Written request |
Start at the line where "Rebuild this chart" appears and end at the line where "from bokeh.resources import INLINE" appears; repeat those lines exactly, both ends included, leaving pictures behind.
**** Material
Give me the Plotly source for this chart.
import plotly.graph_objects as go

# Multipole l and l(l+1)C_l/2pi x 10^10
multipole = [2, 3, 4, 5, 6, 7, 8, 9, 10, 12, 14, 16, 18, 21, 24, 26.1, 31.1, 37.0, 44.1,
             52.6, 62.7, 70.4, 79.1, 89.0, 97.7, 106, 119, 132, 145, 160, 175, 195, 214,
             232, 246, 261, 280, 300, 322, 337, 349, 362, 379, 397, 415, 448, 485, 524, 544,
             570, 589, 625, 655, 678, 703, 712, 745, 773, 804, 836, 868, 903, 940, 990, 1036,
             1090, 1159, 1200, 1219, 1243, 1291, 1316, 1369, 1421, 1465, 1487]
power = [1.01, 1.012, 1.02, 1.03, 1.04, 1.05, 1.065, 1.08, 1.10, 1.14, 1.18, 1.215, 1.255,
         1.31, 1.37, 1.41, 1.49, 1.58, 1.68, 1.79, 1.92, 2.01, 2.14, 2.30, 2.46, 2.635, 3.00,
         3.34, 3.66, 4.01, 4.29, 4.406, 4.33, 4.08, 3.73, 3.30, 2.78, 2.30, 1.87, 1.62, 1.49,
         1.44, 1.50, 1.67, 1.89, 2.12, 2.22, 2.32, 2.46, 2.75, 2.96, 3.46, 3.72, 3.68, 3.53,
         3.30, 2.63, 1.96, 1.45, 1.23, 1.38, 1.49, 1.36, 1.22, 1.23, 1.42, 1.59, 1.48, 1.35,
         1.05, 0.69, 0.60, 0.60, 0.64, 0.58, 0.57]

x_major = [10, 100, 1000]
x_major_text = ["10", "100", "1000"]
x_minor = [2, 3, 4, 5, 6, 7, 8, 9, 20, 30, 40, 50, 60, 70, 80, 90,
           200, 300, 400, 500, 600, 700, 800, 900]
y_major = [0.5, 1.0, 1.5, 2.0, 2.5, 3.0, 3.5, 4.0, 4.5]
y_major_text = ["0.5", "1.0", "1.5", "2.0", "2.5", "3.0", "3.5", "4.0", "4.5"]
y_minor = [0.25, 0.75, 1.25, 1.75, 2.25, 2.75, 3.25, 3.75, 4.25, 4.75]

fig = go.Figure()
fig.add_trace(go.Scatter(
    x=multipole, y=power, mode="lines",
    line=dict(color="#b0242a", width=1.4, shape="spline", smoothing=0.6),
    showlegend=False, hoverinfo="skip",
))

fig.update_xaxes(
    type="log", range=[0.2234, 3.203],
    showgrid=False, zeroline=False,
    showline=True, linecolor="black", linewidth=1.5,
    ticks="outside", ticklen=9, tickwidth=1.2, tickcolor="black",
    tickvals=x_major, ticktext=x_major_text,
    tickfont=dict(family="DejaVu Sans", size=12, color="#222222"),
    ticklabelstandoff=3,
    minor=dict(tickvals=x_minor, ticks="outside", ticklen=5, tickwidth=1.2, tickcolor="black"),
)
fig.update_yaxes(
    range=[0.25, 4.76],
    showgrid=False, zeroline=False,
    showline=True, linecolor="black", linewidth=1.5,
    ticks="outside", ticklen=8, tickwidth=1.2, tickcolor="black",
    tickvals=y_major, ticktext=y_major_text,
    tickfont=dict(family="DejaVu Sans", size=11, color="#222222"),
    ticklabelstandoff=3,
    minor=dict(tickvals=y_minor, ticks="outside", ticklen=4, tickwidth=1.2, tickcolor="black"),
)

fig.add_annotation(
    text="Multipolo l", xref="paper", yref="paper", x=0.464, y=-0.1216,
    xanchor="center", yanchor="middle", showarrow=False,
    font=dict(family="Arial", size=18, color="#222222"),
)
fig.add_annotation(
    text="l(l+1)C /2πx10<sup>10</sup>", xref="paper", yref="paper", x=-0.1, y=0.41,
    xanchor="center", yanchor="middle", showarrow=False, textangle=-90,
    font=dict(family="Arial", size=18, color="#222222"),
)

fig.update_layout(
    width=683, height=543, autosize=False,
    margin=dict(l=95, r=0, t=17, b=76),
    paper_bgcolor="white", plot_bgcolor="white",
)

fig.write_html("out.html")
********
**** Material
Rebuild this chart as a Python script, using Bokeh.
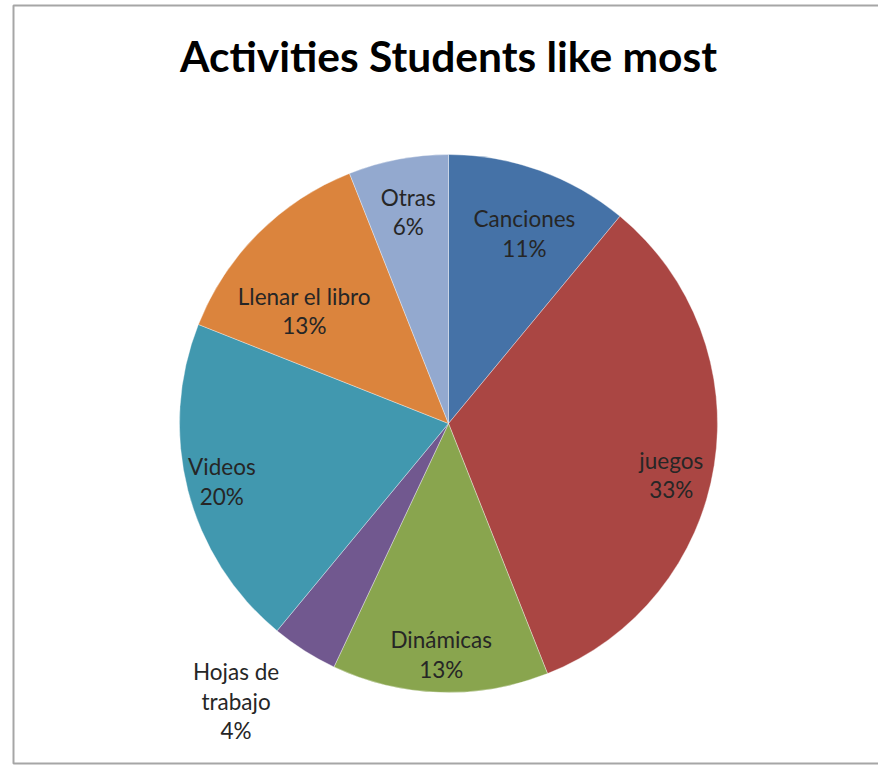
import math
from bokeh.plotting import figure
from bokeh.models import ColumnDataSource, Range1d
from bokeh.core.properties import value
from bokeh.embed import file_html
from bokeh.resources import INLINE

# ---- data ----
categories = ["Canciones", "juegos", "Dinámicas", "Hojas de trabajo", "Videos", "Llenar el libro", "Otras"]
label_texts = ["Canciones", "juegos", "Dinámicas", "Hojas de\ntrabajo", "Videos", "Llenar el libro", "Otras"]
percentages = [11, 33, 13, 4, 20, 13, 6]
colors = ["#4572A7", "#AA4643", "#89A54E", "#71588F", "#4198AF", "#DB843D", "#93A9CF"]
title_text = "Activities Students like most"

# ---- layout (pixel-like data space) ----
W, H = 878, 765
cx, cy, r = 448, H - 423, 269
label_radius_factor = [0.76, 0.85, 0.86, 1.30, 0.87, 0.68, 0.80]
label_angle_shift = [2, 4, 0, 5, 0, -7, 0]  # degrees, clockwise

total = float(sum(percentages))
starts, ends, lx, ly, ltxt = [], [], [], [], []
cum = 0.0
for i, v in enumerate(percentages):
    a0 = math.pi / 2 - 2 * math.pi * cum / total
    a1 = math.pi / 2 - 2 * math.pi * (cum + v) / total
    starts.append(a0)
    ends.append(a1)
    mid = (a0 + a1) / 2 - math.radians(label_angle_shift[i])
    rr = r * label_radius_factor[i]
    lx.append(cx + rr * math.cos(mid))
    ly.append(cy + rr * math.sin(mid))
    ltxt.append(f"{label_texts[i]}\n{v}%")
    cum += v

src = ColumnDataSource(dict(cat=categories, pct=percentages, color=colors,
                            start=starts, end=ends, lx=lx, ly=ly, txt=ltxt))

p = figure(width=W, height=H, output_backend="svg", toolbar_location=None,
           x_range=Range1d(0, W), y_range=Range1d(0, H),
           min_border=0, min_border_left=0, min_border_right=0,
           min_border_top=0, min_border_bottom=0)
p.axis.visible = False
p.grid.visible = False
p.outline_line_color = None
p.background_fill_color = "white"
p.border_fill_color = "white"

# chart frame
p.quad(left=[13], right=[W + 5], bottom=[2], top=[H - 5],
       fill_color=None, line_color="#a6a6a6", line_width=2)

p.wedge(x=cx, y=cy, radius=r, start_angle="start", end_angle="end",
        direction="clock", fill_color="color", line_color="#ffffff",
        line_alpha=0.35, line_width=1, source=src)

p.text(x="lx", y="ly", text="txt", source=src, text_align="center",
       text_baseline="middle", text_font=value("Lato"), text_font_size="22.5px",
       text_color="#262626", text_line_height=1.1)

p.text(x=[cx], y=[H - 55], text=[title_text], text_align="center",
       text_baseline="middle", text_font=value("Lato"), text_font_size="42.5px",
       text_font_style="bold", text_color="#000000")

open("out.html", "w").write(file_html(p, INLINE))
********
Worked solution |
Rebuild this chart as a Python script, using Bokeh.
import math
from bokeh.plotting import figure
from bokeh.models import ColumnDataSource, Range1d
from bokeh.core.properties import value
from bokeh.embed import file_html
from bokeh.resources import INLINE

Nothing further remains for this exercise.